RetrievalQA does not identify correct context from document

Hi! I greatly enjoyed this course and am excited to get started with building LLM apps. Could someone please offer some guidance?

I’m using the RetrievalQA chain with retriever that’s created based on a vectorstore index. I’m using the ChatOpenAI llm and OpenAIEmbeddings.

I am able to query the chain and obtain many accurate results. However, the model cannot answer some questions that are clearly answered within the documents. When I run the chain in LangChain debug mode, I can see that the chain is not identifying the correct context from the document.
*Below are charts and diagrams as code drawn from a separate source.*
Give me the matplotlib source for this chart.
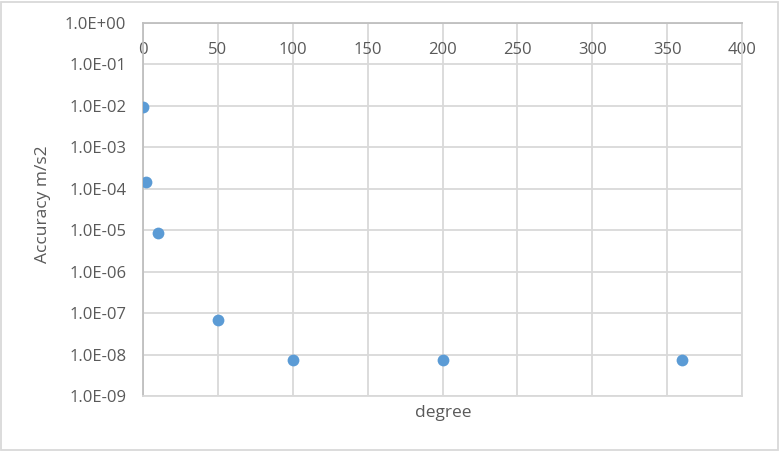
import matplotlib
matplotlib.use("Agg")
import matplotlib.pyplot as plt
from matplotlib.patches import Rectangle

degree = [0, 2, 10, 50, 100, 200, 360]
accuracy = [9.4e-3, 1.46e-4, 8.6e-6, 6.8e-8, 7.4e-9, 7.4e-9, 7.4e-9]
x_ticks = [0, 50, 100, 150, 200, 250, 300, 350, 400]
y_ticks = [1e0, 1e-1, 1e-2, 1e-3, 1e-4, 1e-5, 1e-6, 1e-7, 1e-8, 1e-9]
y_labels = ["1.0E+00", "1.0E-01", "1.0E-02", "1.0E-03", "1.0E-04",
            "1.0E-05", "1.0E-06", "1.0E-07", "1.0E-08", "1.0E-09"]

plt.rcParams['font.family'] = ['Open Sans', 'DejaVu Sans']
txt = '#595959'
W, H = 780, 451
fig = plt.figure(figsize=(W/100, H/100), dpi=100)
ax = fig.add_axes([143/W, 1-396/H, (742-143)/W, (396-23)/H])

ax.scatter(degree, accuracy, s=72, color='#5B9BD5', zorder=3, linewidths=0)
ax.set_yscale('log')
ax.set_xlim(0, 400)
ax.set_ylim(1e-9, 1e0)
ax.xaxis.tick_top()
ax.set_xticks(x_ticks)
ax.set_xticklabels([str(v) for v in x_ticks])
ax.set_yticks(y_ticks)
ax.set_yticklabels(y_labels)
ax.yaxis.set_minor_locator(matplotlib.ticker.NullLocator())
ax.grid(True, color='#D9D9D9', linewidth=1.3, zorder=0)
ax.set_axisbelow(True)
ax.tick_params(axis='both', length=0, labelsize=12, colors=txt)
ax.tick_params(axis='x', pad=-25)
ax.tick_params(axis='y', pad=12)
for s in ['right', 'bottom']:
    ax.spines[s].set_color('#D9D9D9')
    ax.spines[s].set_linewidth(1.3)
for s in ['top', 'left']:
    ax.spines[s].set_color('#BFBFBF')
    ax.spines[s].set_linewidth(1.3)

fig.text(443/W, 1-413/H, 'degree', ha='center', va='center', fontsize=12.5, color=txt)
fig.text(43/W, 1-204/H, 'Accuracy m/s2', ha='center', va='center', fontsize=12.5,
         color=txt, rotation=90)

fig.patches.append(Rectangle((1/W, 1/H), 1-3/W, 1-3/H, transform=fig.transFigure,
                             fill=False, edgecolor='#D9D9D9', linewidth=1.3))
fig.savefig('out.png', dpi=100)
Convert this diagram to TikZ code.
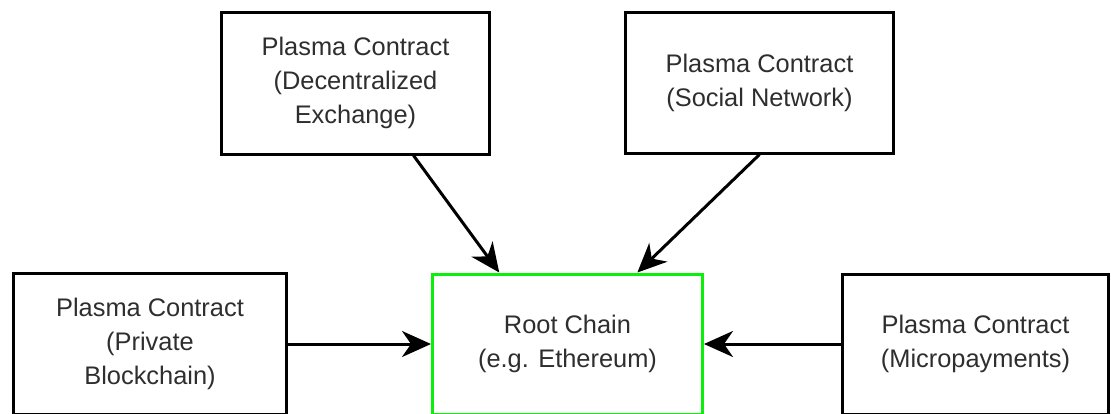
\documentclass[tikz,border=0pt]{standalone}
\usepackage{fontspec}
\setmainfont{Liberation Sans}
\usetikzlibrary{arrows.meta,calc}
\definecolor{txt}{gray}{0.18}
\definecolor{rootgreen}{RGB}{10,240,10}
\tikzset{
  box/.style={draw=black, line width=3pt, rectangle, inner sep=0pt, align=center,
    text=txt, font=\fontsize{25.4}{34}\selectfont},
  rootbox/.style={box, draw=rootgreen},
  arr/.style={line width=3pt, -{Stealth[length=29pt,width=26pt,inset=9pt]}}
}
\begin{document}
\begin{tikzpicture}[x=1pt,y=-1pt]
\useasboundingbox (0,0) rectangle (1111,413);
\node[box, minimum width=268pt, minimum height=142pt] (tl) at (355.5,83)
  {Plasma Contract\\(Decentralized\\Exchange)};
\node[box, minimum width=268pt, minimum height=141pt] (tr) at (759.5,82.5)
  {Plasma Contract\\(Social Network)};
\node[box, minimum width=273pt, minimum height=141pt] (bl) at (150,344)
  {Plasma Contract\\(Private\\Blockchain)};
\node[rootbox, minimum width=270pt, minimum height=140pt] (c) at (567.5,344)
  {Root Chain\\(e.g. Ethereum)};
\node[box, minimum width=266pt, minimum height=140pt] (br) at (975.5,344)
  {Plasma Contract\\(Micropayments)};
\draw[arr] ($(tl.south west)!0.714!(tl.south east)$) -- ($(c.north west)!0.25!(c.north east)$);
\draw[arr] (tr.south) -- ($(c.north west)!0.756!(c.north east)$);
\draw[arr] (bl.east) -- (c.west);
\draw[arr] (br.west) -- (c.east);
\end{tikzpicture}
\end{document}
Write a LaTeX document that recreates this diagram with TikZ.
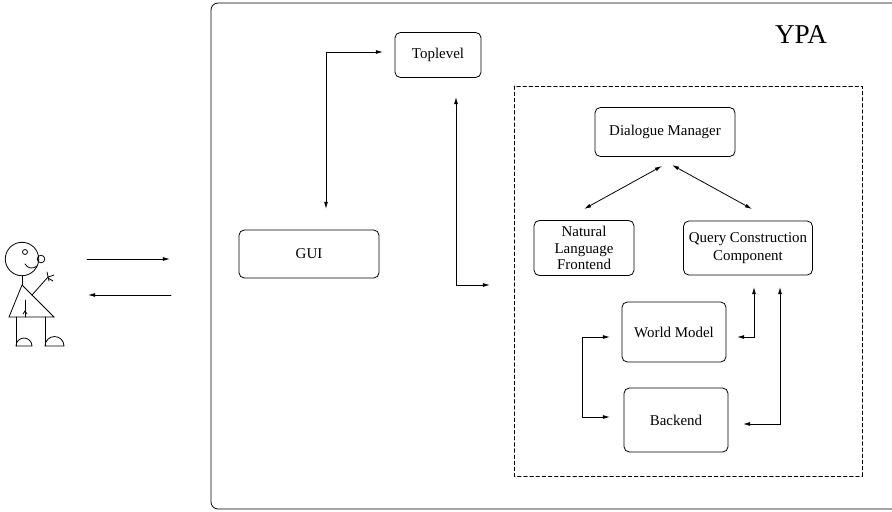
\documentclass[tikz,border=0pt]{standalone}
\usepackage{fontspec}
\setmainfont{Liberation Serif}
\usetikzlibrary{arrows.meta}

\tikzset{
  module/.style={draw, rounded corners=3pt, inner sep=0pt, align=center,
    font=\fontsize{8.5}{10}\selectfont},
  link/.style={<->},
}

\begin{document}
\begin{tikzpicture}[x=0.02cm, y=-0.02cm, line width=0.45pt, line cap=round,
    >={Latex[length=4pt,width=2.2pt]}]
  \useasboundingbox (0,0) rectangle (892,511);
  \clip (0,0) rectangle (892,511);

  % the user
  \draw (22,259) circle (16.7);
  \draw (41,259) circle (3.8);
  \draw (25,252) circle (2.5);
  \draw (25,264) .. controls (28,269) and (33,269) .. (37,266);
  \draw (22,276) -- (22,285);
  \draw (22,285) -- (9,317) -- (54,317) -- cycle;
  \draw (32,295) -- (48,277);
  \draw (47,272) -- (49,281);
  \draw (48,277) -- (54,275);
  \draw (48,278) -- (53,281);
  \draw (25,300) -- (25,317);
  \draw (23,314) -- (25,311) -- (27,314);
  \draw (16,317) -- (16,346);
  \draw (45,317) -- (45,346);
  \draw (16,346) arc[start angle=180, end angle=360, radius=8] -- cycle;
  \draw (45,346) arc[start angle=180, end angle=360, radius=9.5] -- cycle;

  \coordinate (in1) at (87,259);
  \coordinate (in2) at (170,259);
  \coordinate (out1) at (171,295);
  \coordinate (out2) at (88,295);
  \draw[->] (in1) -- (in2);
  \draw[->] (out1) -- (out2);

  % system frame
  \draw[rounded corners=4pt] (900,3) -- (211,3) -- (211,509) -- (900,509);
  \node[inner sep=0pt, font=\fontsize{15.5}{18}\selectfont] (ypa) at (801,35) {YPA};

  \node[module, minimum width=1.72cm, minimum height=0.9cm] (top) at (438,55) {Toplevel};
  \node[module, minimum width=2.8cm, minimum height=0.96cm] (gui) at (309,254) {GUI};

  % dialogue core
  \draw[dashed, dash pattern=on 2pt off 1.5pt] (514,86) rectangle (862,476);
  \node[module, minimum width=2.8cm, minimum height=0.98cm] (dm) at (665,132) {Dialogue Manager};
  \node[module, minimum width=2cm, minimum height=1.1cm,
    font=\fontsize{8.5}{9.2}\selectfont] (nlf) at (584,248) {Natural\\Language\\Frontend};
  \node[module, minimum width=2.58cm, minimum height=1.08cm] (qcc) at (748,248) {Query Construction\\Component};
  \node[module, minimum width=2.08cm, minimum height=1.2cm] (wm) at (674,332) {World Model};
  \node[module, minimum width=2.08cm, minimum height=1.28cm] (be) at (676,420) {Backend};

  % connectors
  \coordinate (top-w) at (383,52);
  \coordinate (gui-n) at (326,209);
  \draw[link] (top-w) -| (gui-n);

  \coordinate (top-s) at (456,97);
  \coordinate (core-w) at (490,285);
  \draw[link] (top-s) |- (core-w);

  \coordinate (dm-sw) at (662,166);
  \coordinate (dm-se) at (672,165);
  \coordinate (nlf-n) at (584,209);
  \coordinate (qcc-n) at (752,209);
  \draw[link] (dm-sw) -- (nlf-n);
  \draw[link] (dm-se) -- (qcc-n);

  \coordinate (wm-w) at (610,337);
  \coordinate (be-w) at (610,417);
  \draw[link] (wm-w) -- (582,337) -- (582,417) -- (be-w);

  \coordinate (wm-e) at (737,337);
  \coordinate (qcc-s1) at (754,287);
  \draw[link] (wm-e) -| (qcc-s1);

  \coordinate (be-e) at (743,424);
  \coordinate (qcc-s2) at (780,287);
  \draw[link] (be-e) -| (qcc-s2);
\end{tikzpicture}
\end{document}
  • What “knobs” can I use to help the RetrievalQA chain do a better job of identifying the correct context from the document (in my case, a PDF)?
    • I have tried several vectorstores.
    • I uploaded the same document to the tool ChatDOC. ChatDOC is able to identify the correct context (the relevant text is highlighted in their UI) and correctly answer the question.
  • Does anyone have tips for using RetrievalQA to answer questions based on a data that’s found within a table?
    • I am looking at a PDF that is a quarterly earnings report. I would like the model to read and understand the financial statements.
    • Note: This is helpful for the next steps of my project; the answer to the question that I’m currently asking using RetrievalQA is written in plain text on the first page of the document. I am not sure why the statement is not being identified as relevant context.